Конечно, официальная советская идеология не имела ничего общего с православным традиционализмом московских царей, «просвещённым абсолютизмом» или консервативным романтизмом российских императоров. Конечно, у русских монархов не было в руках таких эффективных инструментов управления, как компартия и ВЧК/ОГПУ/НКВД/КГБ. Конечно, количество жертв опричнины несоизмеримо с числом расстрелянных во время Большого террора. Конечно, ни один русский венценосец никогда сознательно не морил своих подданных голодом, как это делал Сталин с гражданами СССР в 1932–1933 гг. Конечно, ни в Московском государстве, ни в Российской империи никогда полностью не ликвидировался институт частной собственности. Но всё же основы русской власти под серпом и молотом остались теми же, что и под двуглавым орлом: произвол и надзаконность. А уникальная людоедская жестокость 1917–1953 гг. объясняется как квазирелигиозным фанатизмом партии-секты (о большевиках как о милленаристской секте см. в недавней книге Юрия Слёзкина «Дом правительства»), так и личными свойствами её вождей, прежде всего Сталина, «дикого человека Кавказа во всей наготе» (М. М. Пришвин).
Постепенное и неизбежное «обмирщение» партии и смена поколений в её руководстве привели к резкому снижению градуса репрессий.

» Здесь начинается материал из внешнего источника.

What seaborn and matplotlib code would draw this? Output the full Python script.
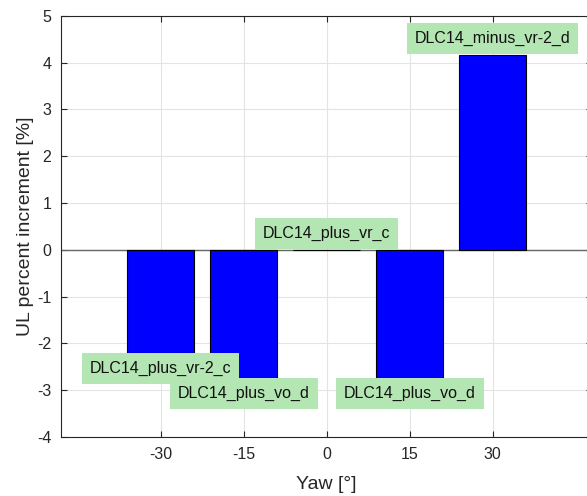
import matplotlib
matplotlib.use("Agg")
import matplotlib.pyplot as plt
import seaborn as sns
import pandas as pd

# Yaw offsets, ultimate-load increments and case names for each bar
yaw = [-30, -15, 0, 15, 30]
ul_increment = [-2.2, -2.74, 0.0, -2.75, 4.17]
case_names = ["DLC14_plus_vr-2_c", "DLC14_plus_vo_d", "DLC14_plus_vr_c",
              "DLC14_plus_vo_d", "DLC14_minus_vr-2_d"]
xticks = [-30, -15, 0, 15, 30]
yticks = [-4, -3, -2, -1, 0, 1, 2, 3, 4, 5]

sns.set_style("white")
plt.rcParams["font.family"] = ["Liberation Sans", "DejaVu Sans"]
plt.rcParams["axes.unicode_minus"] = False

ink = "#262626"
fig = plt.figure(figsize=(5.87, 4.96), dpi=100)
ax = fig.add_axes([0.1039, 0.119, 0.905, 0.849])

df = pd.DataFrame({"yaw": yaw, "ul": ul_increment})
sns.barplot(data=df, x="yaw", y="ul", native_scale=True, color="#0000ff",
            saturation=1, edgecolor="black", linewidth=0.8, ax=ax, zorder=2)

ax.set_xlim(-48, 48)
ax.set_ylim(-4, 5)
ax.set_xticks(xticks)
ax.set_yticks(yticks)
ax.grid(True, color="#e3e3e3", linewidth=0.8, zorder=0)
ax.set_axisbelow(True)
ax.axhline(0, color="#666666", linewidth=1.0, zorder=1.5)

for side in ["left", "bottom", "top", "right"]:
    ax.spines[side].set_visible(True)
    ax.spines[side].set_color(ink)
    ax.spines[side].set_linewidth(0.8)
ax.tick_params(direction="in", length=4, width=0.8, color=ink,
               labelsize=11.5, labelcolor=ink, top=True, right=True,
               bottom=True, left=True, pad=7)

ax.set_xlabel("Yaw [°]", fontsize=14, color=ink, labelpad=10)
ax.set_ylabel("UL percent increment [%]", fontsize=14, color=ink, labelpad=2)

# Case name annotations at the end of each bar
for x, v, name in zip(yaw, ul_increment, case_names):
    va = "top" if v < 0 else "bottom"
    off = -5.6 if v < 0 else 6.5
    ax.annotate(name, xy=(x, v), xytext=(0, off), textcoords="offset points",
                ha="center", va=va, fontsize=11.5, color="#111111", zorder=5,
                bbox=dict(boxstyle="square,pad=0.5", fc="#b3e6b3", ec="none"))

fig.savefig("out.png", dpi=100)
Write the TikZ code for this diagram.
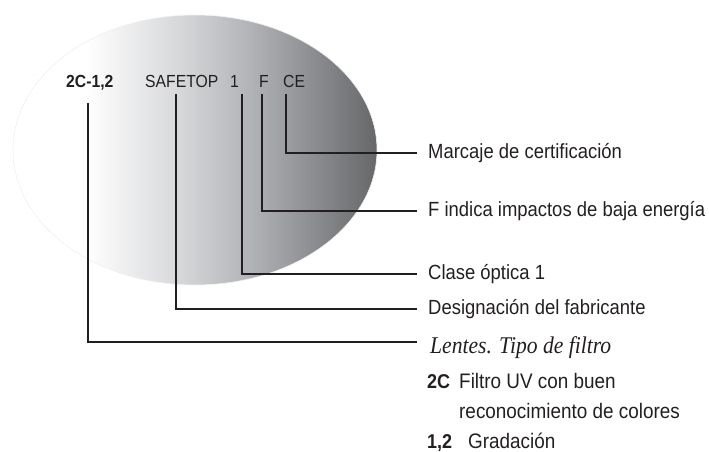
\documentclass[tikz,border=0pt]{standalone}
\usepackage{fontspec}
\setmainfont{Liberation Sans}[FakeStretch=0.9]
\newfontfamily\serifit{Liberation Serif}[FakeStretch=0.9]
\definecolor{ink}{HTML}{231F20}
\definecolor{lensB}{HTML}{D6D7D9}
\definecolor{lensC}{HTML}{B2B3B6}
\definecolor{lensD}{HTML}{949598}
\definecolor{lensE}{HTML}{666769}
\pgfdeclarehorizontalshading{lens}{100bp}{color(0bp)=(white); color(35bp)=(white); color(48bp)=(lensB); color(57.6bp)=(lensC); color(64.4bp)=(lensD); color(75bp)=(lensE); color(100bp)=(lensE)}
\begin{document}
\begin{tikzpicture}[x=1pt,y=-1pt,
  toplab/.style={anchor=base west, inner sep=0pt, text=ink, font=\fontsize{17.5}{19}\selectfont},
  lab/.style={anchor=west, inner xsep=11pt, inner ysep=0pt, text height=10.5pt, text depth=0pt, text=ink, font=\fontsize{20.5}{22}\selectfont},
  serlab/.style={anchor=west, inner xsep=13pt, inner ysep=0pt, text height=22pt, text depth=0pt, text=ink, font=\serifit\itshape\fontsize{24}{26}\selectfont},
  leg/.style={anchor=base west, inner sep=0pt, text=ink, font=\fontsize{21}{23}\selectfont},
  conn/.style={draw=ink, line width=2.2pt, line join=miter}]
\useasboundingbox (0,0) rectangle (709,452);
% lens
\shade[shading=lens, draw=gray!12, line width=0.6pt] (195,150) ellipse [x radius=182pt, y radius=135pt];
% top marking
\node[toplab, font=\bfseries\fontsize{17.5}{19}\selectfont] (t2c) at (66,88) {2C-1,2};
\node[toplab] (tsafe) at (145,88) {SAFETOP};
\node[toplab] (tone) at (230,88) {1};
\node[toplab] (tf) at (259,88) {F};
\node[toplab] (tce) at (283,88) {CE};
% connector start points
\coordinate (s2c) at (88,103);
\coordinate (ssafe) at (176,94);
\coordinate (sone) at (242,94);
\coordinate (sf) at (262,94);
\coordinate (sce) at (286,94);
% labels
\node[lab] (mce) at (417,153) {Marcaje de certificación};
\node[lab] (mf) at (417,211) {F indica impactos de baja energía};
\node[lab] (mone) at (417,274) {Clase óptica 1};
\node[lab] (msafe) at (417,309) {Designación del fabricante};
\node[serlab] (m2c) at (417,342) {Lentes. Tipo de filtro};
% connectors
\draw[conn] (sce) |- (mce.west);
\draw[conn] (sf) |- (mf.west);
\draw[conn] (sone) |- (mone.west);
\draw[conn] (ssafe) |- (msafe.west);
\draw[conn] (s2c) |- (m2c.west);
% legend
\node[leg, font=\bfseries\fontsize{20}{22}\selectfont] (k2c) at (427,388) {2C};
\node[leg] (d2ca) at (459,388) {Filtro UV con buen};
\node[leg] (d2cb) at (459,418) {reconocimiento de colores};
\node[leg, font=\bfseries\fontsize{20}{22}\selectfont] (k12) at (427,448) {1,2};
\node[leg] (d12) at (468,448) {Gradación};
\end{tikzpicture}
\end{document}
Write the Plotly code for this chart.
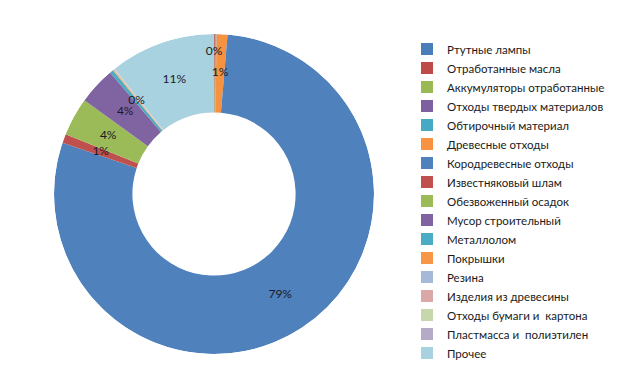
import plotly.graph_objects as go

categories = [
    "Ртутные лампы",
    "Отработанные масла",
    "Аккумуляторы отработанные",
    "Отходы твердых материалов",
    "Обтирочный материал",
    "Древесные отходы",
    "Кородревесные отходы",
    "Известняковый шлам",
    "Обезвоженный осадок",
    "Мусор строительный",
    "Металлолом",
    "Покрышки",
    "Резина",
    "Изделия из древесины",
    "Отходы бумаги и  картона",
    "Пластмасса и  полиэтилен",
    "Прочее",
]
values = [0.02, 0.08, 0.08, 0.04, 0.04, 1.1, 79.2, 0.9, 3.9, 3.8,
          0.35, 0.08, 0.04, 0.04, 0.06, 0.04, 10.7]
show_label = [True, False, False, False, False, True, True, True, True, True,
              True, False, False, False, False, False, True]
colors = ["#4A7EBB", "#BE4B48", "#98B954", "#7D60A0", "#46AAC5", "#F69240",
          "#4F81BD", "#C0504D", "#9BBB59", "#8064A2", "#4BACC6", "#F79646",
          "#A7B9D8", "#D9A8A7", "#C6D7AB", "#B5ABC7", "#A9D2E0"]

HOLE = 0.51
dom_x = [(53 - 7) / 625, (373 - 7) / 625]
dom_y = [1 - (352 - 6) / 387, 1 - (32 - 6) / 387]

total = sum(values)
fig = go.Figure()

# donut ring as polar bars, angles derived from the data
lab_theta, lab_text = [], []
cum = 0.0
for name, v, c, s in zip(categories, values, colors, show_label):
    width = v / total * 360
    mid = (cum + v / 2) / total * 360
    cum += v
    fig.add_trace(go.Barpolar(
        name=name,
        theta=[mid], width=[width],
        r=[1 - HOLE], base=[HOLE],
        marker=dict(color=c, line=dict(width=0)),
        hovertemplate=f"{name}: {v / total * 100:.1f}%<extra></extra>",
    ))
    if s:
        lab_theta.append(mid)
        lab_text.append(f"{round(v / total * 100):.0f}%")

base_r = (1 + HOLE) / 2
lab_r = [base_r] * len(lab_theta)
# push a label outward when it collides with the next one
for i in range(len(lab_theta) - 1):
    if abs(lab_theta[i + 1] - lab_theta[i]) < 5:
        lab_r[i] = base_r + 0.13

fig.add_trace(go.Scatterpolar(
    r=lab_r, theta=lab_theta, text=lab_text, mode="text",
    textfont=dict(family="Lato", size=12, color="#1a1a2a"),
    showlegend=False, hoverinfo="skip",
))
fig.update_layout(
    width=625, height=387,
    margin=dict(l=0, r=0, t=0, b=0),
    paper_bgcolor="white",
    plot_bgcolor="white",
    polar=dict(
        domain=dict(x=dom_x, y=dom_y),
        bgcolor="rgba(0,0,0,0)",
        hole=0,
        bargap=0,
        angularaxis=dict(direction="clockwise", rotation=90, visible=False,
                         showgrid=False),
        radialaxis=dict(range=[0, 1], visible=False, showgrid=False),
    ),
    legend=dict(
        x=399 / 625, xanchor="left",
        y=1 - 26.5 / 387, yanchor="top",
        font=dict(family="Lato", size=11.5, color="#1a1a1a"),
        traceorder="normal",
    ),
    showlegend=True,
)
fig.write_html("out.html")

Расстрелы, подобные новочеркасскому, в Российской империи бывали неоднократно, расправы с диссидентами не слишком отличались от преследований вольнодумцев при Николае Павловиче. Поздний СССР остался страной несвободных людей, но ничего подобного коллективизации или Большому террору было в нём уже невозможно. «Монархия» обрела более мягкие формы (с тенденцией к олигархии), но стабильно сохранялась вплоть до крушения СССР. В июле 1957 г. историк С. С. Дмитриев отметил в дневнике: «…существовавший и существующий общественно-политический порядок и экономический строй СССР не могут быть без диктатуры партии, а партия покоится на диктатуре ЦК, а в последнем первый секретарь устанавливает непререкаемо, каковы сегодняшнее содержание и формы диктатуры, что сегодня является истиной и что надлежит признавать ложью. Положение первого секретаря есть положение папы римского в католической церкви. Пока он жив и на посту первого секретаря, он непогрешим. Только его посмертный (в отношении физическом или политическом смысле касательно его) преемник на этом посту вправе установить его ошибки, размеры и характер его посмертного культа».
В результате новой смуты в 1991 г. одряхлевший коммунизм пал. На глазах автора этих строк в России за тридцать лет изменилось много чего, но система верховной власти после недолгого демократического поворота вернулась на свою столбовую дорогу, и, похоже, подавляющее большинство россиян это вполне устраивает. Возможно, так произошло потому, что политическую жизнь страны продолжают определять люди, сформировавшиеся в СССР? Возможно, когда произойдёт смена поколений, сам собой изменится и политический строй? А может, мёртвый так и будет дальше хватать живого и тень Ивана III останется нашим вечным спутником? Автор честно признаётся, что не знает ответов на эти мучительные вопросы.